- **Available data**:
※
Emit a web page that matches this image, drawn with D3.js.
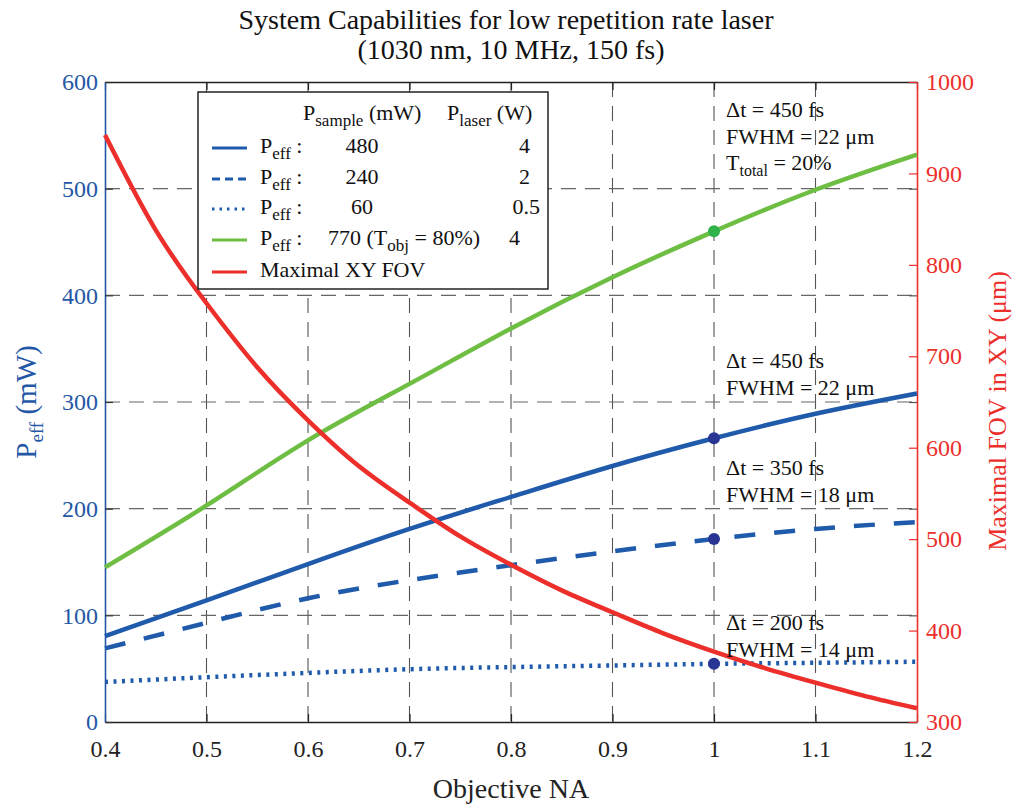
<!DOCTYPE html>
<html>
<head>
<meta charset="utf-8">
<script src="https://cdn.jsdelivr.net/npm/d3@7"></script>
<style>
  body { margin: 0; background: #fff; }
  svg, svg text { font-family: "Liberation Serif", "Times New Roman", serif; }
</style>
</head>
<body>
<svg id="chart" width="1012" height="806"></svg>
<script>
// ---- data ----
const na = [0.4, 0.5, 0.6, 0.7, 0.8, 0.9, 1.0, 1.1, 1.2];
const pEff480 = [80.5, 114, 148, 181, 211, 240, 266, 289, 308];
const pEff240 = [69, 93, 116, 133, 147, 160, 171.5, 181, 187.5];
const pEff60 = [37.5, 42, 46, 49.5, 51.5, 53, 54.5, 55.5, 56.5];
const pEff770 = [145, 203, 264, 317, 369, 417, 460, 499, 532];

const naFov = [0.4, 0.45, 0.5, 0.55, 0.6, 0.65, 0.7, 0.75, 0.8, 0.85, 0.9, 0.95, 1.0, 1.05, 1.1, 1.15, 1.2];
const fovXY = [942, 838, 758, 688, 630, 580, 540, 503, 472, 444, 420, 397, 377, 359, 343, 328, 315];

const markerNA = 1.0;

const xTicks = [0.4, 0.5, 0.6, 0.7, 0.8, 0.9, 1, 1.1, 1.2];
const leftTicks = [0, 100, 200, 300, 400, 500, 600];
const rightTicks = [300, 400, 500, 600, 700, 800, 900, 1000];

const legendSample = ["480", "240", "60", "770 (T_{obj} = 80%)"];
const legendLaser = ["4", "2", "0.5", "4"];

const notes = [
  ["Δt = 450 fs", "FWHM = 22 μm", "T_{total} = 20%"],
  ["Δt = 450 fs", "FWHM = 22 μm"],
  ["Δt = 350 fs", "FWHM = 18 μm"],
  ["Δt = 200 fs", "FWHM = 14 μm"]
];

// ---- colours ----
const blueAxis = "#2457a5";
const blueLine = "#1f5aab";
const redLine = "#ec2f2b";
const greenLine = "#6fbe44";
const navyDot = "#283593";
const serif = "Liberation Serif";

const svg = d3.select("#chart");
const plotL = 105, plotR = 917, plotT = 82, plotB = 722;

const x = d3.scaleLinear().domain([0.4, 1.2]).range([plotL, plotR]);
const yL = d3.scaleLinear().domain([0, 600]).range([plotB, plotT]);
const yR = d3.scaleLinear().domain([300, 1000]).range([plotB, plotT]);

// rich text with _{sub}
function rich(sel, str, size, subSize, shift) {
  const parts = str.split(/(_\{[^}]*\})/).filter(s => s.length);
  let down = false;
  parts.forEach(p => {
    const t = sel.append("tspan");
    if (p.startsWith("_{")) {
      t.text(p.slice(2, -1)).attr("font-size", subSize).attr("dy", shift);
      down = true;
    } else {
      t.text(p).attr("font-size", size);
      if (down) { t.attr("dy", -shift); down = false; }
    }
  });
}

// ---- grid ----
const grid = svg.append("g").attr("stroke", "#555").attr("stroke-width", 1.1)
  .attr("stroke-dasharray", "15,9");
grid.selectAll(".gx").data(xTicks.slice(1, -1)).join("line")
  .attr("x1", d => x(d)).attr("x2", d => x(d)).attr("y1", plotT).attr("y2", plotB);
grid.selectAll(".gy").data(leftTicks.slice(1, -1)).join("line")
  .attr("stroke", "#666")
  .attr("x1", plotL).attr("x2", plotR).attr("y1", d => yL(d)).attr("y2", d => yL(d));

// ---- axes ----
const fs = 24;
function styleText(g, color) {
  g.attr("font-family", serif).style("font-family", serif);
  g.selectAll("text").attr("font-size", fs).attr("fill", color)
    .style("font-family", serif);
}

const gx = svg.append("g").attr("transform", `translate(0,${plotB})`)
  .call(d3.axisBottom(x).tickValues(xTicks).tickFormat(d3.format("~g")).tickSizeInner(-8).tickSizeOuter(0).tickPadding(18));
gx.select(".domain").attr("stroke", "#222").attr("stroke-width", 1.4);
gx.selectAll(".tick line").attr("stroke", "#222").attr("stroke-width", 1.2);
styleText(gx, "#222");

const gTop = svg.append("g").attr("transform", `translate(0,${plotT})`)
  .call(d3.axisTop(x).tickValues(xTicks).tickFormat("").tickSizeInner(-8).tickSizeOuter(0));
gTop.select(".domain").attr("stroke", "#222").attr("stroke-width", 1.4);
gTop.selectAll(".tick line").attr("stroke", "#222").attr("stroke-width", 1.2);

const gl = svg.append("g").attr("transform", `translate(${plotL},0)`)
  .call(d3.axisLeft(yL).tickValues(leftTicks).tickFormat(d3.format("d")).tickSizeInner(-8).tickSizeOuter(0).tickPadding(7));
gl.select(".domain").attr("stroke", blueAxis).attr("stroke-width", 1.6);
gl.selectAll(".tick line").attr("stroke", "#333").attr("stroke-width", 1.2);
styleText(gl, blueAxis);

// mirrored left ticks on the right side
svg.append("g").attr("transform", `translate(${plotR},0)`)
  .call(d3.axisRight(yL).tickValues(leftTicks).tickFormat("").tickSizeInner(-8).tickSizeOuter(0))
  .call(g => g.select(".domain").remove())
  .selectAll(".tick line").attr("stroke", "#555").attr("stroke-width", 1.2);

const gr = svg.append("g").attr("transform", `translate(${plotR},0)`)
  .call(d3.axisRight(yR).tickValues(rightTicks).tickFormat(d3.format("d")).tickSizeInner(-8).tickSizeOuter(0).tickPadding(9));
gr.select(".domain").attr("stroke", redLine).attr("stroke-width", 1.6);
gr.selectAll(".tick line").attr("stroke", redLine).attr("stroke-width", 1.2);
styleText(gr, redLine);

// ---- curves ----
const lineL = d3.line().x((d, i) => x(na[i])).y(d => yL(d)).curve(d3.curveNatural);
const lineR = d3.line().x((d, i) => x(naFov[i])).y(d => yR(d)).curve(d3.curveNatural);

const series = [
  { v: pEff770, color: greenLine, dash: null },
  { v: pEff480, color: blueLine, dash: null },
  { v: pEff240, color: blueLine, dash: "21,19" },
  { v: pEff60, color: blueLine, dash: "3,5.5" }
];
series.forEach(s => {
  svg.append("path").attr("d", lineL(s.v)).attr("fill", "none")
    .attr("stroke", s.color).attr("stroke-width", 4.5)
    .attr("stroke-dasharray", s.dash);
});
svg.append("path").attr("d", lineR(fovXY)).attr("fill", "none")
  .attr("stroke", redLine).attr("stroke-width", 4.5);

// markers at NA = 1
const mi = na.indexOf(markerNA);
const markers = [
  { v: pEff770[mi], c: "#2fb24a" },
  { v: pEff480[mi], c: navyDot },
  { v: pEff240[mi], c: navyDot },
  { v: pEff60[mi], c: navyDot }
];
svg.selectAll(".mk").data(markers).join("circle")
  .attr("cx", x(markerNA)).attr("cy", d => yL(d.v)).attr("r", 6).attr("fill", d => d.c);

// ---- annotations ----
const noteY = [117, 368, 475, 630];
notes.forEach((lines, k) => {
  lines.forEach((ln, j) => {
    const t = svg.append("text").attr("x", x(markerNA) + 12).attr("y", noteY[k] + j * 26.5)
      .attr("fill", "#111");
    rich(t, ln, 22, 16, 6);
  });
});

// ---- titles ----
svg.append("text").attr("x", 506).attr("y", 29).attr("text-anchor", "middle")
  .attr("font-size", 28).attr("fill", "#111").text("System Capabilities for low repetition rate laser");
svg.append("text").attr("x", 511).attr("y", 59).attr("text-anchor", "middle")
  .attr("font-size", 28).attr("fill", "#111").text("(1030 nm, 10 MHz, 150 fs)");

svg.append("text").attr("x", 511).attr("y", 798).attr("text-anchor", "middle")
  .attr("font-size", 28).attr("fill", "#222").text("Objective NA");

const yl = svg.append("text").attr("transform", "translate(36,402) rotate(-90)")
  .attr("text-anchor", "middle").attr("fill", blueAxis);
rich(yl, "P_{eff} (mW)", 29, 19, 7);

svg.append("text").attr("transform", "translate(1006,411) rotate(-90)")
  .attr("text-anchor", "middle").attr("font-size", 26).attr("fill", redLine)
  .text("Maximal FOV in XY (μm)");

// ---- legend ----
const lg = svg.append("g");
lg.append("rect").attr("x", 198).attr("y", 92).attr("width", 350).attr("height", 197)
  .attr("fill", "#fff").attr("stroke", "#222").attr("stroke-width", 1.5);
const h1 = lg.append("text").attr("x", 303).attr("y", 120).attr("fill", "#111");
rich(h1, "P_{sample} (mW)", 22, 17, 6);
const h2 = lg.append("text").attr("x", 447).attr("y", 120).attr("fill", "#111");
rich(h2, "P_{laser} (W)", 22, 17, 6);

const rowY = [153, 184, 214, 245, 277];
const legendStyles = [
  { c: blueLine, dash: null },
  { c: blueLine, dash: "8,5" },
  { c: blueLine, dash: "2.5,5" },
  { c: greenLine, dash: null },
  { c: redLine, dash: null }
];
const laserX = [530, 530, 540, 520];
legendStyles.forEach((s, i) => {
  lg.append("line").attr("x1", 212).attr("x2", 247)
    .attr("y1", rowY[i] - 5).attr("y2", rowY[i] - 5)
    .attr("stroke", s.c).attr("stroke-width", 3).attr("stroke-dasharray", s.dash);
  if (i < 4) {
    const t = lg.append("text").attr("x", 260).attr("y", rowY[i]).attr("fill", "#111");
    rich(t, "P_{eff} :", 22, 17, 6);
    const v = lg.append("text").attr("y", rowY[i]).attr("fill", "#111");
    if (i < 3) v.attr("x", 362).attr("text-anchor", "middle");
    else v.attr("x", 328);
    rich(v, legendSample[i], 22, 17, 6);
    lg.append("text").attr("x", laserX[i]).attr("y", rowY[i]).attr("text-anchor", "end")
      .attr("font-size", 22).attr("fill", "#111").text(legendLaser[i]);
  } else {
    lg.append("text").attr("x", 260).attr("y", rowY[i]).attr("font-size", 22)
      .attr("fill", "#111").text("Maximal XY FOV");
  }
});
</script>
</body>
</html>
※
- **Required task**: Return, unchanged, the lines from the first line of the material through the line that holds "const markerNA = 1.0;", inclusive, omitting pictures.

- **Output of the exercise**:
Emit a web page that matches this image, drawn with D3.js.
<!DOCTYPE html>
<html>
<head>
<meta charset="utf-8">
<script src="https://cdn.jsdelivr.net/npm/d3@7"></script>
<style>
  body { margin: 0; background: #fff; }
  svg, svg text { font-family: "Liberation Serif", "Times New Roman", serif; }
</style>
</head>
<body>
<svg id="chart" width="1012" height="806"></svg>
<script>
// ---- data ----
const na = [0.4, 0.5, 0.6, 0.7, 0.8, 0.9, 1.0, 1.1, 1.2];
const pEff480 = [80.5, 114, 148, 181, 211, 240, 266, 289, 308];
const pEff240 = [69, 93, 116, 133, 147, 160, 171.5, 181, 187.5];
const pEff60 = [37.5, 42, 46, 49.5, 51.5, 53, 54.5, 55.5, 56.5];
const pEff770 = [145, 203, 264, 317, 369, 417, 460, 499, 532];

const naFov = [0.4, 0.45, 0.5, 0.55, 0.6, 0.65, 0.7, 0.75, 0.8, 0.85, 0.9, 0.95, 1.0, 1.05, 1.1, 1.15, 1.2];
const fovXY = [942, 838, 758, 688, 630, 580, 540, 503, 472, 444, 420, 397, 377, 359, 343, 328, 315];

const markerNA = 1.0;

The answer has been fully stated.